St. Angela Merici: Tenth Legacy
"There will be no other sign that you are in the grace of the Lord than that you love one another and are united together."

The Roman Union

"The Roman Union, by its nature, is International."
Constitutions of the Roman Union of the Order of St Ursula #7

Australian Ursulines are members of an international community known as Ursulines of the Roman Union.

The Soli Deo Gloria Crest

The Soli Deo Gloria crest was adopted by the 1947 General Chapter as the Coat of Arms for the Institute.

  • On the left, the serene blue heaven, Angela's simplicity and openness. A fire of love surrounds the signs of the Passion and the interlaced initials of Jesus and Mary with a halo of glory.
  • Above it, three lilies flourish in the deep blue of eternity: virginity, maternity and charity.
  • On the right, against a shining silver summer sky, a laurel rooted deeply in the green mountain of God, symbol of glory and immortality, evokes for us Ursula (Laurus, anagram of Ursula).
  • Above, in the gold of charity, a white dove, Spirit of the love of the Father and Son, covering with its shadow the branches which the laurel spreads throughout the world to make them bearers of life


'Soli Deo Gloria' - For the glory of God alone. (1Timothy 1:17) 

How the Roman Union came into being

Founded in Brescia in Northern Italy in 1535 by St Angela Merici, the first Ursulines were a group of women who were drawn to following Jesus and a Gospel way of life, but they did not feel called to live in a monastery or take vows. St Angela founded a Company whose members remained within society often living in their own homes, gathering together for formation and prayer and serving their local community. In time the Company expanded to other cities in northern Italy.

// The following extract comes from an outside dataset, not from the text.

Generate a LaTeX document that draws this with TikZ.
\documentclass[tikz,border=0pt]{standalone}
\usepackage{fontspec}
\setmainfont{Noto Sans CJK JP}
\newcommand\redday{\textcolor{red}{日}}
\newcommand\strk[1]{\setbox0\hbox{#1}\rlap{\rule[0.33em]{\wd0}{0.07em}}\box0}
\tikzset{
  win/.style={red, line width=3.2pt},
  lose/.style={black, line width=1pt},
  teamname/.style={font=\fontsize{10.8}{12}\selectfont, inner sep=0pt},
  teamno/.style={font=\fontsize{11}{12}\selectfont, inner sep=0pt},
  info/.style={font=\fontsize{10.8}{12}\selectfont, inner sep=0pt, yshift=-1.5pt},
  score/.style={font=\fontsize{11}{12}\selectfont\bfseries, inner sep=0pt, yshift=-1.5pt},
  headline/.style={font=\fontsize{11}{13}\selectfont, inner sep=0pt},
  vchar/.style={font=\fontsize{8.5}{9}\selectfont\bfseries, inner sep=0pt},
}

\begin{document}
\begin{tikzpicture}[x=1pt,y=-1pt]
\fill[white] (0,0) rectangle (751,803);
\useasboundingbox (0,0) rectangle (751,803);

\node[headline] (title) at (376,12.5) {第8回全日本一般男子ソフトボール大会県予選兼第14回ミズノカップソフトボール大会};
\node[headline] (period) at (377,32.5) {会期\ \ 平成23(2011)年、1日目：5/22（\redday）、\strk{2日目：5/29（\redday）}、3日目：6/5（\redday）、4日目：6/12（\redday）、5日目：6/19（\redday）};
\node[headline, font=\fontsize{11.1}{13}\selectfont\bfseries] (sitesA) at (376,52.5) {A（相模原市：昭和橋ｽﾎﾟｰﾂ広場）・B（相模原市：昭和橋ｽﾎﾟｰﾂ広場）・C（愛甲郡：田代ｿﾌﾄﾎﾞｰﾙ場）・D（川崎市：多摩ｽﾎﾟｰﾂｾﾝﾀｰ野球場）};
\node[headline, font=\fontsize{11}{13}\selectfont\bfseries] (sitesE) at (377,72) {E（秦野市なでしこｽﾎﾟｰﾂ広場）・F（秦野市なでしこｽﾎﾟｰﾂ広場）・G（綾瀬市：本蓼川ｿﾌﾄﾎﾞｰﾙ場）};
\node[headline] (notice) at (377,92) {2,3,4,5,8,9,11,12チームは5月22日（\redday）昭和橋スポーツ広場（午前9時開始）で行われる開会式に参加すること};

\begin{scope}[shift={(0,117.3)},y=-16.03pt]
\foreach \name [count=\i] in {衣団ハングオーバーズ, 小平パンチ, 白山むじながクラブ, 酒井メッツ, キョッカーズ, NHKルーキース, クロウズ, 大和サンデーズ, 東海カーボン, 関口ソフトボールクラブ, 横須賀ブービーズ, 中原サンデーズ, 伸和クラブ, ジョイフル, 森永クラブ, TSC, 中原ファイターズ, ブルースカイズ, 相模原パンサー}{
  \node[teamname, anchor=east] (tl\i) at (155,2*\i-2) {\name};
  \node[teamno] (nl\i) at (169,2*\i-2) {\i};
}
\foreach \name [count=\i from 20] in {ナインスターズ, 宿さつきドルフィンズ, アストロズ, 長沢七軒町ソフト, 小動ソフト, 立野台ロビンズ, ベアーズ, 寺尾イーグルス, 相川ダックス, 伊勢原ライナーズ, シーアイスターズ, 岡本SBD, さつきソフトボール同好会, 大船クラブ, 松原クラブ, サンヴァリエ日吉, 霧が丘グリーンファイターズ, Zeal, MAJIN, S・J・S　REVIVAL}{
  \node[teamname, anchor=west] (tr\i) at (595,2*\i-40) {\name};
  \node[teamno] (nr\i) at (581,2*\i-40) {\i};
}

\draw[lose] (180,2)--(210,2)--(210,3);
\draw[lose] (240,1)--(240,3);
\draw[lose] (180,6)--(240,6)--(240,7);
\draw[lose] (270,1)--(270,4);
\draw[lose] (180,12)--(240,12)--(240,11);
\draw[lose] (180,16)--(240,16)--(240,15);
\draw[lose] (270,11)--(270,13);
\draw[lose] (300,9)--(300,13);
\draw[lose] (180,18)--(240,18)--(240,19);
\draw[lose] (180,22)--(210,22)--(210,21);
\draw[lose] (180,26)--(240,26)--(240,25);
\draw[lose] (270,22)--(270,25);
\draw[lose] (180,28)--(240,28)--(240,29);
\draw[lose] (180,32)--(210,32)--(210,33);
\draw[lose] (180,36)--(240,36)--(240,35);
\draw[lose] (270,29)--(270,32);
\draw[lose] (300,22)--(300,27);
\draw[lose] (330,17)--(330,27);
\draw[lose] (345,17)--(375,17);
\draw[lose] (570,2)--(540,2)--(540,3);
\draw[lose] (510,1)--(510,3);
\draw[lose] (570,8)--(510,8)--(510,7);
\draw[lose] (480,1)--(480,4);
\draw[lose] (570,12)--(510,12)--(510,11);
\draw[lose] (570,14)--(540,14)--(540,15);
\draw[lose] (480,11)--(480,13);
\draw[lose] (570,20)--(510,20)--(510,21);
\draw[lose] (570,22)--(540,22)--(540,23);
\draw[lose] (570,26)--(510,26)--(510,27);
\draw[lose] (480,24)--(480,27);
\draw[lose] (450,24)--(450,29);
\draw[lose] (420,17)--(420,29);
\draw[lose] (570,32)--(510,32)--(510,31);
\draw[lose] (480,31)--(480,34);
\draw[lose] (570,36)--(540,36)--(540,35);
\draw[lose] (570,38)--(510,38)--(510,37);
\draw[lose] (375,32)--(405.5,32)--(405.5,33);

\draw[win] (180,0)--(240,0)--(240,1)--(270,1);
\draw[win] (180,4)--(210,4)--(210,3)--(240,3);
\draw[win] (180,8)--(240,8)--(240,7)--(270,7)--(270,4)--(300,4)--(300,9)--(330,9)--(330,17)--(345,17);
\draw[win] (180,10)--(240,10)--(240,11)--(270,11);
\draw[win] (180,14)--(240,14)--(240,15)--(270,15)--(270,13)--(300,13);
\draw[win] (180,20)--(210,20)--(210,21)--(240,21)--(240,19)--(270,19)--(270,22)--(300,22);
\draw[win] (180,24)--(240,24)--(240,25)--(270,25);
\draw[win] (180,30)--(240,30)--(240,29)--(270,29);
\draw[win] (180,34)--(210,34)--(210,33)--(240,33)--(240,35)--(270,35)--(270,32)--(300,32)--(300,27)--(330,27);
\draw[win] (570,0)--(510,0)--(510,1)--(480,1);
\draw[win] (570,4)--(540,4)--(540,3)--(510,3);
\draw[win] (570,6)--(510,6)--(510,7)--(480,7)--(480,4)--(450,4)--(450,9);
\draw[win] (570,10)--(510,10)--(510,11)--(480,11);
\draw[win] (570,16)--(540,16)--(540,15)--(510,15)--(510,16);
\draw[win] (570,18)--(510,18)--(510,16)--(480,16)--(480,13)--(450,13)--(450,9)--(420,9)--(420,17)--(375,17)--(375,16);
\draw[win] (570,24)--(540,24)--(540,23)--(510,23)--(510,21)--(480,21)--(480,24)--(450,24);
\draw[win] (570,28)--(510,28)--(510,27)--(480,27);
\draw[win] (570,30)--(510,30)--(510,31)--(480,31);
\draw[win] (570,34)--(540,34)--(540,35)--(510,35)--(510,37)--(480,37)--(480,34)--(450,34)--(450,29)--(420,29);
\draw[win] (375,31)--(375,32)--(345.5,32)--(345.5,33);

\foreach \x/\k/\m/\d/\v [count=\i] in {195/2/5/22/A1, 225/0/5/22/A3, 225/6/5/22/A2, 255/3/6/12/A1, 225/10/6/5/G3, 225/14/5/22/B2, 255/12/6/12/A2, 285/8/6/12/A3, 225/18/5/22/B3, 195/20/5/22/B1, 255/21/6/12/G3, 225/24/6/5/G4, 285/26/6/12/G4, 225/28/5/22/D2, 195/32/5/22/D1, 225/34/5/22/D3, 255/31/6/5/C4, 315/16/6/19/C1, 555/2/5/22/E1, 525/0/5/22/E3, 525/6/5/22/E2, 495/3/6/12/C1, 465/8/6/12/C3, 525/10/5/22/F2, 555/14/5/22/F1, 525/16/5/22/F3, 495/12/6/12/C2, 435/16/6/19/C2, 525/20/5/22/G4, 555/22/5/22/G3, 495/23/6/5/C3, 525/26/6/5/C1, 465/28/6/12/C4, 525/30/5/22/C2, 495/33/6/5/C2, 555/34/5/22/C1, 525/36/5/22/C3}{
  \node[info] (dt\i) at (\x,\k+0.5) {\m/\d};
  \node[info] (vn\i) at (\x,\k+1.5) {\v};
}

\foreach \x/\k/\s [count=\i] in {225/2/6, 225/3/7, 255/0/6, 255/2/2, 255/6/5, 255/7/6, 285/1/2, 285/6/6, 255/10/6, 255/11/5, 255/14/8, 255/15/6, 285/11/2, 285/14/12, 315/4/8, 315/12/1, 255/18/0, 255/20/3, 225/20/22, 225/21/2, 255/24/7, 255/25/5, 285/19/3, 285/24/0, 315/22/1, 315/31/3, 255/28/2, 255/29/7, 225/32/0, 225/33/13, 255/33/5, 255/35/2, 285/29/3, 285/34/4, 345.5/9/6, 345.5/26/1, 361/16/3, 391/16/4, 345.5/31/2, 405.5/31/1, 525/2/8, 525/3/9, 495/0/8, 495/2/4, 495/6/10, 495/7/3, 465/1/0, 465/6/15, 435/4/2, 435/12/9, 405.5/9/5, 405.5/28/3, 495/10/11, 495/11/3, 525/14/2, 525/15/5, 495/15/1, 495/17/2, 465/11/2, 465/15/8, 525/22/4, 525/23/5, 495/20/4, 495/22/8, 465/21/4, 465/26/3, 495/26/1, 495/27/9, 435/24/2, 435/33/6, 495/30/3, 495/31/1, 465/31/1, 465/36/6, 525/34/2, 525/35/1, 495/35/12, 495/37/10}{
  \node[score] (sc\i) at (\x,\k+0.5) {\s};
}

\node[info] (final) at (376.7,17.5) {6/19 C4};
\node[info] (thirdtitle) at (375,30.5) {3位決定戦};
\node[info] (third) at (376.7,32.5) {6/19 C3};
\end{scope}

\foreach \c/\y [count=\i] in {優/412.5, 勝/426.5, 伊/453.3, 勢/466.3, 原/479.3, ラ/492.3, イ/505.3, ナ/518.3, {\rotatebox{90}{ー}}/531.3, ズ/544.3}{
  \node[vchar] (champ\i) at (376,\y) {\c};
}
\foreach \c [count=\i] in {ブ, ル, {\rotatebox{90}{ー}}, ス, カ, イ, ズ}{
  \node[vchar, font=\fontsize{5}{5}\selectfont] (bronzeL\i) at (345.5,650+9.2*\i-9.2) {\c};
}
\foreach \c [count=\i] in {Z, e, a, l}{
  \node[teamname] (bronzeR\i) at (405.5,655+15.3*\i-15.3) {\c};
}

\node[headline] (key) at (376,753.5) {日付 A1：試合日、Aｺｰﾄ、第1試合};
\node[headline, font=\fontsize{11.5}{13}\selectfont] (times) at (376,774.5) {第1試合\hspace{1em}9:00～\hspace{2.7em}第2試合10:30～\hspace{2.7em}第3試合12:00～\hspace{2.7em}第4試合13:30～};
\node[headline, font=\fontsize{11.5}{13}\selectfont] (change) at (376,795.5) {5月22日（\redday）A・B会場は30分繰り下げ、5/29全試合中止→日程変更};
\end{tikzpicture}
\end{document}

Soon after the founding of the Company, the Council of Trent (1545-1563) authorised changes for religious women which were very different from Angela's original vision. However, the Company adapted in different ways. Some groups lived together while still maintaining their ministry within the local community. Others embarked on living a cloistered life which diminished their service of the wider community. To counteract this, schools attached to the monastery were established for the education of young girls. From this development Ursulines came to be known for their work in education.

Over a long period of time, Ursulines moved to other countries and continents. What had begun as a group of united independent women became communities subject to the local bishop and largely disconnected from each other, but recognised as a religious Order within the Church. Members of some French communities who were supported by their bishops were eager to unite together. Attempts to unite groups of Ursulines at the French bishops' General Assembly in 1635 failed to come to fruition.

Further significant attempts to form a Union of Ursulines were not realised until the second half of the 19th century. Church property in Rome was being confiscated by the Italian government, and the Ursuline monasteries were no exception. The Calvi dell'Umbria monastery which had been founded by Rome was experiencing great difficulties. Money was scarce, and the sisters were unable to exercise their ministry or welcome any new aspirants to their community. The monastery in Blois, France came to the aid of the Italian sisters by training new members and helping them financially. In order to do this canonically they had to form the union of Rome, Blois, Calvi. This union was approved by the Holy See, and Mother Marie St. Julien Aubry of Blois was elected Superior General.

This small union was a catalyst for a wider union. In 1898 Pope Leo XIII expressed a desire that Ursulines of the world be united under a general superior residing in Rome. Ursuline communities and the bishops of the diocese in which they resided were consulted regarding the issue and many communities agreed. However a significant number of Ursuline communities did not agree to be part of this new union at the time. Finally, in 1900 following several years of hardship, negotiation, disappointment, encouragement and vision, the Roman Union was formed. In the 20th Century many communities joined the Roman Union at various times and now the Union comprises 20 provinces. It was not until 1945 that the Australian Ursulines joined the Roman Union.